RAW DATA
#####
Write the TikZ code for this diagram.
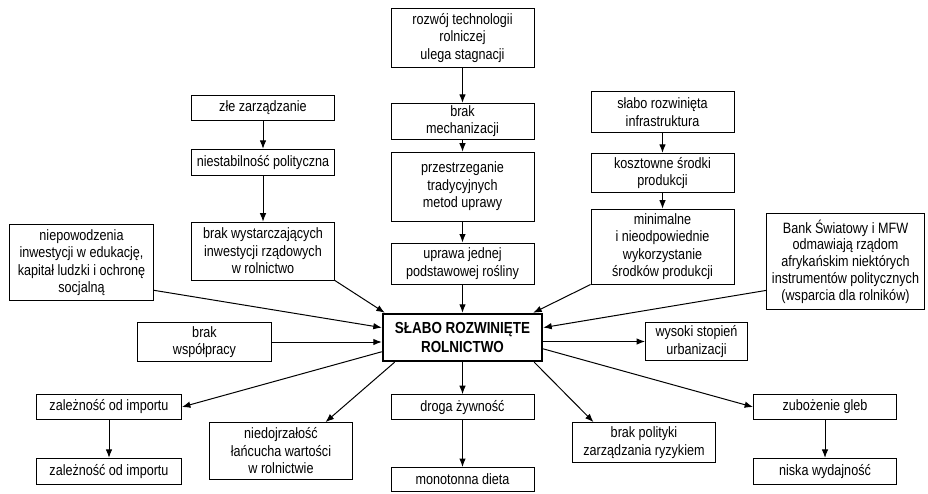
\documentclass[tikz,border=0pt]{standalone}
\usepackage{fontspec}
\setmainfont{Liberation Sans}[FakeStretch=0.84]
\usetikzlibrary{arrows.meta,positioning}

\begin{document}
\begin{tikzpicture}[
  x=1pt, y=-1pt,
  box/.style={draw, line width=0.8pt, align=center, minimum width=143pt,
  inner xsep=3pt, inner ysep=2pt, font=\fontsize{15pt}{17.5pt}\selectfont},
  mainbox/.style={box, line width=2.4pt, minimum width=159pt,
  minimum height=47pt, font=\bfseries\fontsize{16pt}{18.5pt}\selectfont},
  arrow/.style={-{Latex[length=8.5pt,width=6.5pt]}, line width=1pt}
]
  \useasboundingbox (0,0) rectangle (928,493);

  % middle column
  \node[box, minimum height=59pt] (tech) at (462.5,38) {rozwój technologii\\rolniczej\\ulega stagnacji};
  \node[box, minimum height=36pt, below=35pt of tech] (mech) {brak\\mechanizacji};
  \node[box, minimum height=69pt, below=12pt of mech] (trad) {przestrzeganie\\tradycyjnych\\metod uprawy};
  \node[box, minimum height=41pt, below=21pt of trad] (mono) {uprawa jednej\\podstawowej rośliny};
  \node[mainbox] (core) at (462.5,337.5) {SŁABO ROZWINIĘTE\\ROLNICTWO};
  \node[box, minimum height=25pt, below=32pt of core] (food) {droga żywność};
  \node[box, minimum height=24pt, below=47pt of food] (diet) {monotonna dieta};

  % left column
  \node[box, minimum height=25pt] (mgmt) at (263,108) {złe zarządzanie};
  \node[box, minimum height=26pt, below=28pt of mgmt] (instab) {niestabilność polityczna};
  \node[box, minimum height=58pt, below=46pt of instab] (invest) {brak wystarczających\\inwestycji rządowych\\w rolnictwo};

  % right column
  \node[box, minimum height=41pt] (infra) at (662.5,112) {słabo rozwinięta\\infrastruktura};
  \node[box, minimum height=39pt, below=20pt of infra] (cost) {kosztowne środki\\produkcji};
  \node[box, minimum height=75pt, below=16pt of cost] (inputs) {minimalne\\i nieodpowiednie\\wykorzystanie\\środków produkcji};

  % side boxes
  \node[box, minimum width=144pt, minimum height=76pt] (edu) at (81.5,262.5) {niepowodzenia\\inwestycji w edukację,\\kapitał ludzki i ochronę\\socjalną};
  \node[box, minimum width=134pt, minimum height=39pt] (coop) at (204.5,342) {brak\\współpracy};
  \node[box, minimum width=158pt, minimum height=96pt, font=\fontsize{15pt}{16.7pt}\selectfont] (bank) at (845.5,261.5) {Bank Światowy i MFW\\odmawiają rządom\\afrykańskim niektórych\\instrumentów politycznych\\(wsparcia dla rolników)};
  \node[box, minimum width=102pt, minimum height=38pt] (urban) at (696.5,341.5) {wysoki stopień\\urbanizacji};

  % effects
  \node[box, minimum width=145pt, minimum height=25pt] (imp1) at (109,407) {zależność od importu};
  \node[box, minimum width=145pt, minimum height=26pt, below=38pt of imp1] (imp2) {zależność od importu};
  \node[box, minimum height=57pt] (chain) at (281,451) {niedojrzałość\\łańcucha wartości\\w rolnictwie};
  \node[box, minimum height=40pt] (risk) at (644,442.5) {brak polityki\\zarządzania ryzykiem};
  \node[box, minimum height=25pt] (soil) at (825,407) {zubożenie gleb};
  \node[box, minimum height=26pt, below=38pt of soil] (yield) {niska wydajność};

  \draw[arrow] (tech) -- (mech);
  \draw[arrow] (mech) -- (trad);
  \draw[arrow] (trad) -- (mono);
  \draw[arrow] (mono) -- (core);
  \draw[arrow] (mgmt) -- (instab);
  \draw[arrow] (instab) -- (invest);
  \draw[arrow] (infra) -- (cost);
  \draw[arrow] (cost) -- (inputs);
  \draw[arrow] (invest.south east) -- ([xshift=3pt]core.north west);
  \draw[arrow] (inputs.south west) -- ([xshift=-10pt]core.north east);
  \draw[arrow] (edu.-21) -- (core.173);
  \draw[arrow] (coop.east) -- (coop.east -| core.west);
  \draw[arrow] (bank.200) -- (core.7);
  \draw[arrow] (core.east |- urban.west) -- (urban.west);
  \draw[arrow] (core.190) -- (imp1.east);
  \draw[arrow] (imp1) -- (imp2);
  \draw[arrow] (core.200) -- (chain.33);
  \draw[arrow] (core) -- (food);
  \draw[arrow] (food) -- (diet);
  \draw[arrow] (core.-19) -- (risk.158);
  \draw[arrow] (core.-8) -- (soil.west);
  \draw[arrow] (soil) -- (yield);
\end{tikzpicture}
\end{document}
#####
STATED EXERCISE
Skip the pictures, please, and transcribe only the lines from the beginning of the material through the one that contains "(0,0) rectangle (928,493);".

RESULT OF THIS EXERCISE
Write the TikZ code for this diagram.
\documentclass[tikz,border=0pt]{standalone}
\usepackage{fontspec}
\setmainfont{Liberation Sans}[FakeStretch=0.84]
\usetikzlibrary{arrows.meta,positioning}

\begin{document}
\begin{tikzpicture}[
  x=1pt, y=-1pt,
  box/.style={draw, line width=0.8pt, align=center, minimum width=143pt,
  inner xsep=3pt, inner ysep=2pt, font=\fontsize{15pt}{17.5pt}\selectfont},
  mainbox/.style={box, line width=2.4pt, minimum width=159pt,
  minimum height=47pt, font=\bfseries\fontsize{16pt}{18.5pt}\selectfont},
  arrow/.style={-{Latex[length=8.5pt,width=6.5pt]}, line width=1pt}
]
  \useasboundingbox (0,0) rectangle (928,493);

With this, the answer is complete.